For spectroscopy, the mid-infrared (mid-IR) is an important interest because of the limited optical sources that are currently available. For example, pumping micro-combs at 2 μm could generate light in the important 3–4 μm spectral range. That's very exciting for spectroscopy because essentially, all molecules have some signature in the mid-IR. With a good mid-IR source, you could identify molecular species without needing chemical labels by measuring directly the absorption in a gas or liquid. For timing, if the micro-comb can generate an octave—or even two-thirds of an octave—self-referencing the wavelengths within the comb could enable an absolute reference for metrology.

OSA: What's taken for granted now that was revolutionary 20 years ago?

ML: In 2000, we could barely propagate light in silicon, as we had enormous losses and everything in silicon photonics was almost completely passive. The only way to redirect light was to change the temperature. Today, we have networks of light on silicon chips—it's unbelievable how far we have come from barely being able to propagate light.

OSA: What's likely to emerge in the next 10–30 years?

ML: Silicon photonics is already being introduced in some markets now.
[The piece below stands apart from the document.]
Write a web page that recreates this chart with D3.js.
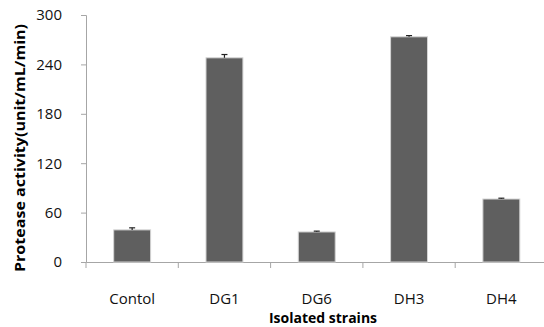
<!DOCTYPE html>
<html><head><meta charset="utf-8">
<script src="https://cdn.jsdelivr.net/npm/d3@7"></script>
<style>body{margin:0;background:#fff}svg{display:block}</style>
</head><body>
<svg id="c" width="544" height="327"></svg>
<script>
const categories = ["Contol","DG1","DG6","DH3","DH4"];
const values = [39, 248, 36.5, 273.5, 76.5];
const errors = [2.5, 4, 1, 1.5, 1];
const yTicks = [0,60,120,180,240,300];

const svg = d3.select("#c");
const x0 = 86, x1 = 547.5, yTop = 15, yBot = 262;
const x = d3.scaleBand().domain(categories).range([x0, x1]).paddingInner(0.6).paddingOuter(0.3);
const y = d3.scaleLinear().domain([0,300]).range([yBot, yTop]);
const font = "'Open Sans','DejaVu Sans',sans-serif";

// y axis
const ya = svg.append("g").attr("transform",`translate(${x0},0)`)
  .call(d3.axisLeft(y).tickValues(yTicks).tickSize(5).tickPadding(19));
ya.select(".domain").attr("stroke","#a6a6a6");
ya.selectAll(".tick line").attr("stroke","#a6a6a6");
ya.selectAll("text").attr("font-family",font).attr("font-size",15).attr("fill","#111");

// x axis
const xb = d3.scaleBand().domain(categories).range([x0, x1]);
const xa = svg.append("g").attr("transform",`translate(0,${yBot})`)
  .call(d3.axisBottom(xb).tickSize(0).tickPadding(31));
xa.select(".domain").attr("stroke","#a6a6a6");
xa.selectAll("text").attr("font-family",font).attr("font-size",15).attr("fill","#111");
// category separator ticks
svg.append("g").selectAll("line").data(categories.concat(["__end"])).join("line")
  .attr("x1",(d,i)=>x0 + i*xb.step()).attr("x2",(d,i)=>x0 + i*xb.step())
  .attr("y1",yBot).attr("y2",yBot+6).attr("stroke","#a6a6a6");

// bars
svg.append("g").selectAll("rect").data(values).join("rect")
  .attr("x",(d,i)=>x(categories[i])).attr("width",x.bandwidth())
  .attr("y",d=>y(d)).attr("height",d=>yBot-y(d))
  .attr("fill","#5f5f5f").attr("stroke","#d4d4d4").attr("stroke-width",1);

// error bars
const eb = svg.append("g").attr("stroke","#222").attr("stroke-width",1.2);
values.forEach((v,i)=>{
  const cx = x(categories[i]) + x.bandwidth()/2;
  eb.append("line").attr("x1",cx).attr("x2",cx).attr("y1",y(v)).attr("y2",y(v+errors[i]));
  eb.append("line").attr("x1",cx-3).attr("x2",cx+3).attr("y1",y(v+errors[i])).attr("y2",y(v+errors[i]));
});

// titles
svg.append("text").attr("transform","translate(25,148) rotate(-90)")
  .attr("text-anchor","middle").attr("font-family",font).attr("font-size",15)
  .attr("textLength",248).attr("lengthAdjust","spacingAndGlyphs")
  .attr("font-weight","bold").text("Protease activity(unit/mL/min)");
svg.append("text").attr("x",323).attr("y",323).attr("text-anchor","middle")
  .attr("font-family",font).attr("font-size",14).attr("font-weight","bold").text("Isolated strains");
</script>
</body></html>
The ability to lithographically define optical structures opens up new sorts of active structures. You can imagine a new silicon "tabletop" with filters, amplifiers, and other active devices that can be miniaturized and massively integrated on a chip.

These silicon photonics tabletops could be used everywhere that optical systems are being used. For example, almost every neuroscience laboratory has a very complex optical imaging system. Silicon photonics could be used to integrate these complex systems onto a small chip.

Another example is quantum optics, where silicon photonics are being introduced to replace the bulk optics used today, and to enable new functions impossible with current discrete components. All kinds of different applications are emerging in computing—the prospects are extremely exciting.

MICHAL LIPSON is the Eugene Higgins professor of electrical engineering at Columbia University. She is a pioneer in silicon photonics and invented key building blocks, including the gigahertz silicon modulator. She was a 2010 MacArthur Fellow, and is a fellow of The Optical Society and IEEE.